I don't know what God wants to teach me when my days suddenly becomes bleak and no one even me understands why. Not sick not busy not tired. Just, got no emotions. Or maybe, just void of positive emotions. I'm sure though all this crazy land trip i go through every time is a trip with it's own hikmah.

At every end of the crazy lane trip, I'm sure, is God. Waiting for me to find my way home, and rest and smile again, in His embrace and light. I'm sure.

Tuesday, 1 March 2016

An attempt to understand

Too immersed in our lives, we tend to weep over matters we shouldn’t consider a matter. Everything in this world matters but there are certain ordeals that shines greater in importance and relevance to you than other ordeals. Although, those shiny ordeals that might carve a new door to a better outlook in your life may be painted with greys and blacks. So it’s up to us, this life is an unorderly state. Nothing seems as it is. A rock might as well be a flower.

I like to sit alone under the vast sky, with a book and a pen and just me, alone, look up, look around and just think and write and read. Pour your heart out to yourself for no other persona on earth is able enough to carry your heart as a whole. Let your mind carry you to wherever it wants with a pen or in this modernized era, keyboard, be it a white A450L ASUS or a Lenovo S850 model. Be it.
Sad. Freak. My time with books and passion always seems to be taken away. By bustling social medias, those colorfully chosen emojis, carefully strung words, artfully taken pictures, stories of the day, witty, charming, fun, exuberant, disturbing my balance, eyes glued to the screen, time continues like a stream of calm river on it’s finest day.

Hell. How do people in the past live? Would I be happy to live in their era? Could it be as how they pictured it to me? A world where people spent more time outside than inside, family, folks, neighbours, friends, a good strong bond within. People who sweat away in their gardens, farms, job, with happiness. Simple people with a good heart.

Rare. Life has become so mainstream, so fast, so flashy, so, too, much. To the point where now, what’s odd stood out. Those who walk towards the other door, calmer, steadier, vision and mission printed in their brains, flashing a ‘don’t get close’ signal to those who come to obstruct. That determination to get there, to be who they want to be. That calmness that radiates, like a ball of fire orb, hues of yellow, red and blue, lighting they way forward, bringing heat to the cold.

Understand. That I write to let go. To remind. To express. To smile. To weep. To fight. To be me.

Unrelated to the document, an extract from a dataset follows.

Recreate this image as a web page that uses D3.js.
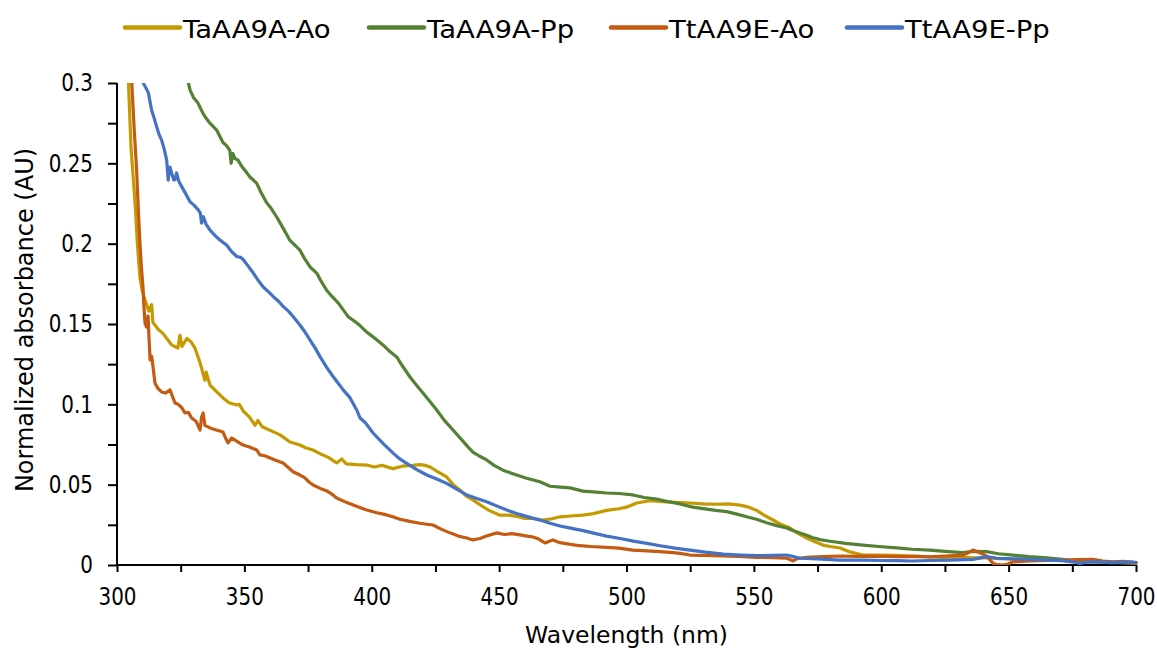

Understand. Everyone have something they fight for, they live for, they ponder on, their own historical life, their own colors, their own smile, their own twinkle in the eye, their own happiness, their own darkness, their own hold.

Understand. All these diversity in life, variance, are created for us to learn to understand. To try to understand. That everything has already been woven beautifully. For you and for me. Just, do your ultimate best to understand, every miniscule atom that decided to sneak into your life. Understand.